Langium Simple Example: Creating a Basic DSL

Let’s say you want to create a simple DSL for defining greetings. Your DSL will allow users to write statements like:

greet "Alice"
greet "Bob"

See repo ULL-ESIT-PL/learning-langium used to take the course Getting started with ‘Langium’

Step 1: Define the Grammar

First, you define the grammar for your language using Langium’s grammar language. This grammar describes the structure of valid statements in your DSL.

grammar Greetings
 
entry Model:
    greetings+=Greeting*;
 
Greeting:
    'greet' name=STRING;
 
hidden terminal WS: /\s+/;
terminal STRING: /"[^"]*"/;
  • Model is the root rule, which contains a list of Greeting statements.
  • Greeting consists of the keyword greet followed by a string (the name).
  • STRING is a terminal rule for matching quoted strings.
  • WS is a hidden rule for whitespace, which is ignored during parsing.

The meaning of greetings+=Greeting*;

Let us break the phrase greetings+=Greeting*; in detail:

greetings

This is the name of a property in the abstract syntax tree (AST). The AST is a tree representation of the structure of your program or DSL. Each rule in the grammar corresponds to a node in the AST, and properties like greetings define the relationships between nodes.

In this case, greetings is a property of the Model rule (the root rule in the grammar). It will hold a list of Greeting nodes.

+=

The += operator is used to append elements to a list. In Langium, this means that every time the parser encounters a Greeting statement, it will add it to the greetings list in the Model node.

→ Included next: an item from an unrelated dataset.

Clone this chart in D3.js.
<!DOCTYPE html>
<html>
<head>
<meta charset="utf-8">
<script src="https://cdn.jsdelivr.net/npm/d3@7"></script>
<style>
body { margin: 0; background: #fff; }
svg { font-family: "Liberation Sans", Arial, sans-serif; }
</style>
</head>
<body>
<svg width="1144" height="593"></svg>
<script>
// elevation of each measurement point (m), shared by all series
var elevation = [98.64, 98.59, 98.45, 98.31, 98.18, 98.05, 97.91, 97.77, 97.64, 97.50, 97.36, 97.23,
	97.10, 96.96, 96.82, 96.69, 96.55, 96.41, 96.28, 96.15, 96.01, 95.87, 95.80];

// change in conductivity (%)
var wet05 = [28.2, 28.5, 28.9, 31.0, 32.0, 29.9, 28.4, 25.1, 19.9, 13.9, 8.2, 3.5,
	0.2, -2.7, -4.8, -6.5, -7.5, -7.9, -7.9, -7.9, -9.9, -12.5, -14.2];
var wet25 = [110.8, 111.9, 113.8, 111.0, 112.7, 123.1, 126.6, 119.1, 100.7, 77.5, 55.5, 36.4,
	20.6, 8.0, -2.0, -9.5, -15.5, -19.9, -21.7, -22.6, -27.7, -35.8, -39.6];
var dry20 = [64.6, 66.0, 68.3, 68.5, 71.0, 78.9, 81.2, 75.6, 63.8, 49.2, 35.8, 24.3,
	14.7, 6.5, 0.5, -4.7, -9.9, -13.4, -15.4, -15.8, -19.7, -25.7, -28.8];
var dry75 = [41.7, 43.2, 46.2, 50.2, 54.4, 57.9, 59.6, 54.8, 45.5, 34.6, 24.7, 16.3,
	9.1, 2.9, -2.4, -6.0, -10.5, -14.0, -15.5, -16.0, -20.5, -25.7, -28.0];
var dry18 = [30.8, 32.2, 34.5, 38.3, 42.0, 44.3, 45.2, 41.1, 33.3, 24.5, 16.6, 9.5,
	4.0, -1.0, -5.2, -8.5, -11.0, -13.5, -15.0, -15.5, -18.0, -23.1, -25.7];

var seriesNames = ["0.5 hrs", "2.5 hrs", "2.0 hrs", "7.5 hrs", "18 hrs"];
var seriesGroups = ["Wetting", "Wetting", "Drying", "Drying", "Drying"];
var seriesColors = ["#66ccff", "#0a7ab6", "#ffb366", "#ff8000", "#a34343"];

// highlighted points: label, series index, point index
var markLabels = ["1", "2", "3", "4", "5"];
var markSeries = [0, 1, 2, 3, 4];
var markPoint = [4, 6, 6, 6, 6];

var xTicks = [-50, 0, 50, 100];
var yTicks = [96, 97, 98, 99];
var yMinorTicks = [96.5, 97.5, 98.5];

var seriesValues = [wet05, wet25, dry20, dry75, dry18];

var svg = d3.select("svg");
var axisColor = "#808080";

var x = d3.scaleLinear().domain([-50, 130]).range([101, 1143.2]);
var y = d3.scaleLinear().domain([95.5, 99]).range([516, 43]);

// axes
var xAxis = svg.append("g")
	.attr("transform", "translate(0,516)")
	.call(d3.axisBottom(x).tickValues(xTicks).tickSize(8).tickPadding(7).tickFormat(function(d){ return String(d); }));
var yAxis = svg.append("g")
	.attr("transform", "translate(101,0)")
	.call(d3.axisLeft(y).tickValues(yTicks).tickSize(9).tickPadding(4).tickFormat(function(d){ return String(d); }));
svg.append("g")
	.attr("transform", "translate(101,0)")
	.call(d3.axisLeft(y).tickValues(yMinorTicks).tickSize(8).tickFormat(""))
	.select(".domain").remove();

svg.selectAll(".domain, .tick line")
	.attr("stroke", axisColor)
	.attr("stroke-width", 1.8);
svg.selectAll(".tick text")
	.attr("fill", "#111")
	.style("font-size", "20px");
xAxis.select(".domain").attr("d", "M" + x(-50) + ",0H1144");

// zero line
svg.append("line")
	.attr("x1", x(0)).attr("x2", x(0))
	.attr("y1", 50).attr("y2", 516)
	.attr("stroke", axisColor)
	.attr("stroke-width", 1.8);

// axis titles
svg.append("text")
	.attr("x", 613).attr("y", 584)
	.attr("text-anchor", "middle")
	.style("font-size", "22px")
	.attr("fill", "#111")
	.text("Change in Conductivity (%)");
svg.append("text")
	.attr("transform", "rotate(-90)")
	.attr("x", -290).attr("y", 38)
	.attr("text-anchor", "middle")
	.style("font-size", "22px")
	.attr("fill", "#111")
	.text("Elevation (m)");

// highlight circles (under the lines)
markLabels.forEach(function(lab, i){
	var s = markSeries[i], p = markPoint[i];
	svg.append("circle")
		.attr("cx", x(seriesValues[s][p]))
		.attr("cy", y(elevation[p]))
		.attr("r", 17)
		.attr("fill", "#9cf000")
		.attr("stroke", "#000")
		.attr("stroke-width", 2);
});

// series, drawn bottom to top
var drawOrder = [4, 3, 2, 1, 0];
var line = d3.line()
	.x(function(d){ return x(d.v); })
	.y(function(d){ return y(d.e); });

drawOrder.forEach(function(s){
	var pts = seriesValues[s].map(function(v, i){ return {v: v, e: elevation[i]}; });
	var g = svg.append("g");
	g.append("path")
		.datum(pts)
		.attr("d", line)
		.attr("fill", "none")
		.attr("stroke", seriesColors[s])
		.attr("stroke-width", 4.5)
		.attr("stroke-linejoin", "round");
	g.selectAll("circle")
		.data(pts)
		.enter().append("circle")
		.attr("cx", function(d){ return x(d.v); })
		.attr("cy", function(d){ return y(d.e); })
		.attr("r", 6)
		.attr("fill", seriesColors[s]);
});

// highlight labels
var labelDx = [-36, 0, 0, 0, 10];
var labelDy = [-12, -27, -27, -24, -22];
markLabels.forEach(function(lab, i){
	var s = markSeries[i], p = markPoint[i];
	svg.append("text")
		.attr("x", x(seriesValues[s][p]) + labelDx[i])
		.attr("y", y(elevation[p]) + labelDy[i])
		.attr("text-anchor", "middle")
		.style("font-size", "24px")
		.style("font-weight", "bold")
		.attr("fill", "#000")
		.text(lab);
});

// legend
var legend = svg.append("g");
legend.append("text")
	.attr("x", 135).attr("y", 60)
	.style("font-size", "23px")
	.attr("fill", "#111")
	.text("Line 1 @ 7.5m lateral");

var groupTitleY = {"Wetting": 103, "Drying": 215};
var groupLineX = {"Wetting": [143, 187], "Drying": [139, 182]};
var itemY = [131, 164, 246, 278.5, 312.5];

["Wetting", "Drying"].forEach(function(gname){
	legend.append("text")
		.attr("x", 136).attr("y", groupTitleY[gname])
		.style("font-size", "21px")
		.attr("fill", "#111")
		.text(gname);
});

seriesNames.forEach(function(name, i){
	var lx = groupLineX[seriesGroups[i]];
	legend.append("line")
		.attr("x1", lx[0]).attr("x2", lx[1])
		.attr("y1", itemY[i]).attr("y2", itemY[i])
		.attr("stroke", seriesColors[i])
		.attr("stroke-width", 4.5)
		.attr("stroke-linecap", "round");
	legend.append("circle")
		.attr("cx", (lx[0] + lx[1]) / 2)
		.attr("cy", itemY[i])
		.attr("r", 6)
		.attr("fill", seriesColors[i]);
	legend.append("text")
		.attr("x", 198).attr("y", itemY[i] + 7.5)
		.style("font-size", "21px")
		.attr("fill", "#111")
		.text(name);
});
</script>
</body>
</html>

For example, if your DSL input is:

greet "Alice"
greet "Bob"

The greetings property in the Model node will contain a list with two Greeting nodes: one for "Alice" and one for "Bob".

Greeting

This refers to another rule in the grammar, specifically the Greeting rule. The Greeting rule defines the structure of a greeting statement in your DSL. In this example, the Greeting rule is defined as:

Greeting:
    'greet' name=STRING;

This means a Greeting consists of the keyword greet followed by a string (the name).

The * symbol

The * symbol is a cardinality operator. It means “zero or more.” In this context, it indicates that the Model can contain zero or more Greeting statements.

For example:

  • If the input is empty, greetings will be an empty list.
  • If the input contains multiple greet statements, greetings will contain all of them.

Putting It All Together

The full line greetings+=Greeting*; means:

  1. The Model node has a property called greetings.
  2. This property is a list that can hold zero or more Greeting nodes.
  3. Every time the parser encounters a Greeting statement, it will append it to the greetings list.

Example AST Representation

If your DSL input is:

greet "Alice"
greet "Bob"

The resulting AST might look like this:

{
    "$type": "Model",
    "greetings": [
        {
            "$type": "Greeting",
            "name": "Alice"
        },
        {
            "$type": "Greeting",
            "name": "Bob"
        }
    ]
}
  • The Model node has a greetings property.
  • The greetings property is a list containing two Greeting nodes.
  • Each Greeting node has a name property with the value "Alice" or "Bob".

Summary

  • greetings is a property of the Model node.
  • += appends elements to the greetings list.
  • Greeting refers to the rule defining a greeting statement.
  • * means “zero or more” occurrences of Greeting.

This line of grammar defines a flexible and reusable structure for your language, allowing you to handle multiple statements of the same type in a clean and organized way.

Step 2: Generate the Language Server

Langium provides tools to generate a language server from your grammar. The language server handles parsing, validation, and other language features.

  1. Install Langium:

    npm install langium
  2. Use the Langium CLI to generate the language server:

    npx langium generate

This will generate TypeScript code for parsing and validating your DSL.

Step 3: Implement Custom Validation (Optional)

You can add custom validation logic. For example, let’s ensure that names in greetings are capitalized:

import { Greeting } from './generated/ast'; // Generated AST types
import { ValidationAcceptor } from 'langium';
 
export function validateGreeting(greeting: Greeting, accept: ValidationAcceptor) {
    if (greeting.name.value[0] !== greeting.name.value[0].toUpperCase()) {
        accept('warning', 'Name should be capitalized.', { node: greeting, property: 'name' });
    }
}

Step 4: Integrate with an Editor

Langium integrates with VS Code via the Language Server Protocol (LSP). You can package your language server as a VS Code extension to provide features like syntax highlighting, code completion, and validation.

  1. Create a VS Code extension:

    npx yo code
  2. Configure the extension to use your Langium language server.

  3. Add syntax highlighting by defining a language-configuration.json and a tmLanguage.json file for your DSL.

Step 5: Test Your DSL

Once everything is set up, you can open a .greet file in VS Code and write:

greet "alice"
greet "Bob"

The editor will highlight syntax errors, warn you about uncapitalized names, and provide a smooth editing experience.